Les absents ont vécu des drames.




Qui n’a jamais ressenti un peu d’effroi en retrouvant des chaussures abandonnées ? Qui n’éprouve pas de gêne devant un lieu vide, laissé en l’état, comme pétrifié ? Lorsqu’elle assemble ses pièces dans un espace d’exposition ou les dispose dans un lieu public, Sophie Dubosc suscite ces impressions dans des cadres inattendus, les transformant paradoxalement en lieux de mémoire. Tout objet investi d’une présence, et les empreintes au premier chef, ont une dimension funeste, en cela qu’elles témoignent d’un lien, selon Didi-Huberman, entre « le vivant et le mort », un jeu entre le « contact et la perte ». C’est dans cet entre-deux que Sophie Dubosc installe souvent son spectateur il me semble. La disparition peut être immédiate, avoir lieu sous nos yeux : c’est le cas de Réminiscence (2006) où une forme anthropomorphe de petite taille est dissimulée sous un tissu noir. Évanouissement social sous un voile, apparition du fantôme, cette œuvre par son titre évoque un processus de « revenances et survivances » qui caractérise tout le travail. Si la plupart du temps la disparition des humains n’est que suggérée — la classe vide aux pupitres creusés, la salle de prière désertée sous les cendres — les réminiscences n’en sont pas moins puissantes. Car les groupes d’humains disparus entiers évoquent d’emblée des entreprises plus systématiques d’escamotage, de destruction organisée. Dans l’exposition au Frac Haute-Normandie, l’association de la frise de cheveux (Détail, 2014) et du bureau au plateau noir d’encre (Décharge, 2005) fait froid dans le dos. Comment ne pas être renvoyé au pire déjà advenu, aux corps déjà liquidés ? D’autres pièces viennent encore nourrir ce sentiment d’apocalypses qui ont eu lieu. Un Rideau (2014) pétrifié par le plâtre, à la fluidité perdue, est un lieu de passage qui n’en est plus un. Il trouve un écho dans Organe de 2011, une paire de poumons réalisée en cendre et blanc d’œuf. Les corps et les objets sont ainsi arrêtés comme par une catastrophe. Sophie Dubosc semble en produire les vestiges et le corps du visiteur d’art contemporain se trouve transporté à Herculanum ou à Auschwitz. Victoire (2007), un mannequin de vitrine démembré, repeint et attaqué à la meuleuse, apparaît en ce sens comme une double image des avanies qui peuvent abîmer le corps, mais aussi comme la trouvaille d’une fouille archéologique mettant au jour les restes d’un temps révolu. 







Les absents nous rendent responsables




Je commençais ce texte en évoquant l’inconfort ressenti face aux œuvres de Sophie Dubosc, gêne teintée d’inquiétude.
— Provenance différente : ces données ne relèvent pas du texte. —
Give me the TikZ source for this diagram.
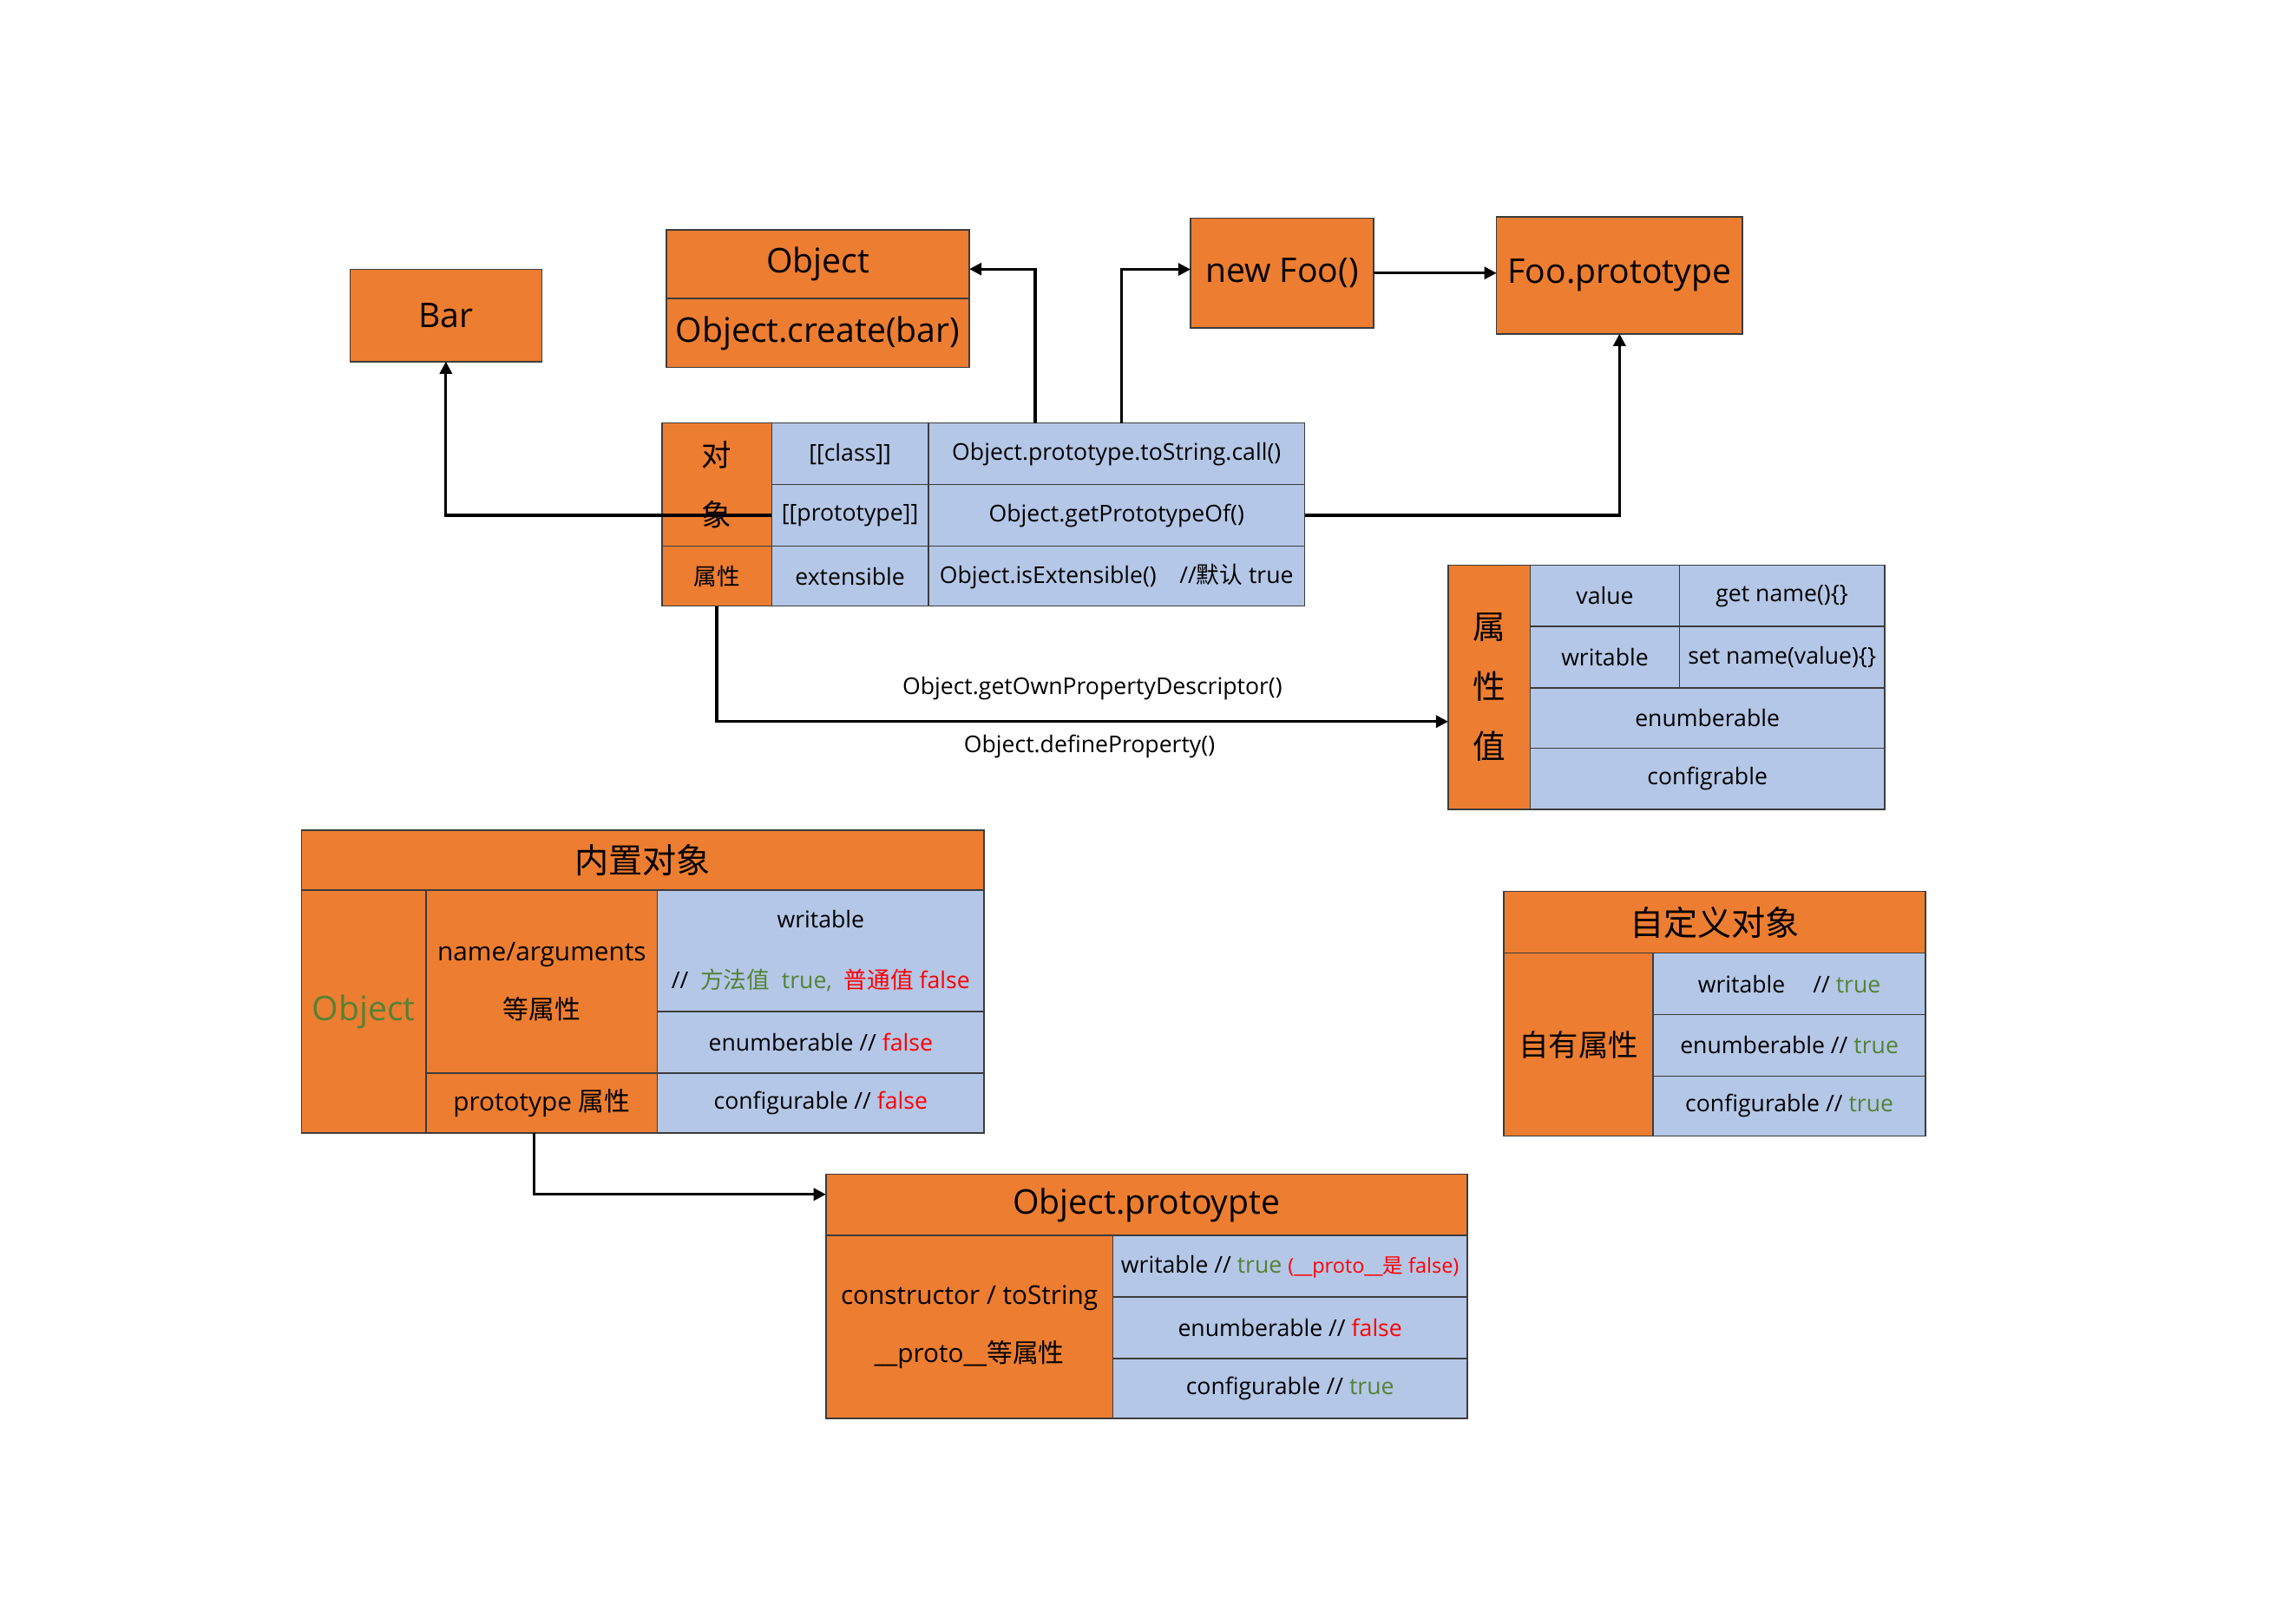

Tout ce qui vient d’être dit donne une assise à ce sentiment, au moins en partie — les œuvres ne s’épuisent pas en quelques mots. Mais il y a plus, il me semble, et ceci tient encore à la puissance des empreintes ou de tout objet lesté du souvenir d’une présence humaine (réelle ou fictive). Ce phénomène a quasiment une dimension magique. Tous ses objets sont en effet chargés d’un pouvoir. Georges Didi-Huberman, reprenant James George Frazer, en parle comme d’une magie contagieuse « magie dont l’efficacité relève de cette loi inconsciente selon laquelle des choses qui ont été une fois réunies, et sont ensuite séparées, restent néanmoins, malgré l’éloignement, unies par un lien de sympathie si puissant que tout ce qu’on fait à l’une affecte l’autre ». Le philosophe cite un extrait des écrits de l’anthropologue rapportant la manière dont les indigènes du sud-est de l’Australie, en travaillant une empreinte de pied entendent blesser, estropier un ennemi. Cela revient à dire qu’au contact de ces restes, nous avons cette impression inconsciente de pouvoir/devoir quelque chose. En l’occurrence ici, elle se pourrait nommer responsabilité. Comme si les corps disparus supposés par les œuvres de Sophie Dubosc nous demandaient de faire quelque chose pour eux avec notre propre corps. De manière spontanée, en visitant l’exposition du Frac, je me suis mise à bouger devant le bureau au plateau d’encre liquide ; alors que rien dans l’accrochage n’invitait au mouvement, à la participation du spectateur. J’ai gesticulé, et des ondes sont venues animer la surface. J’ai l’impression d’avoir ainsi répondu à une injonction silencieuse que je percevais partout dans l’exposition. Je ne sais si le fait d’entendre cette voix m’est propre. En mettant mon corps en mouvement, je faisais cesser sa gêne, je lui trouvais une justification d’être là. Alors m’est revenu en mémoire le poème de Charlotte Delbo, sa « Prière aux vivants, pour leur pardonner d’être vivants ». L’auteure, survivante d’Auschwitz, y enjoint ceux qui vivent à faire quelque chose de leurs corps si bien portants, alors que des êtres par millions ont péri. « Parce que ce serait trop bête » insiste-t-elle, « que tant soient morts » pour que d’autres, « bien habillés de tous leurs muscles » habitent le présent de corps inconscients.










J’avais prévu de ne pas paraphraser ce texte, et d’en faire reproduire ici le premier mouvement, mais les éditions de Minuit ne nous en ont pas accordé l’autorisation et le poème fantôme qui suit constitue donc l’épilogue de cet essai.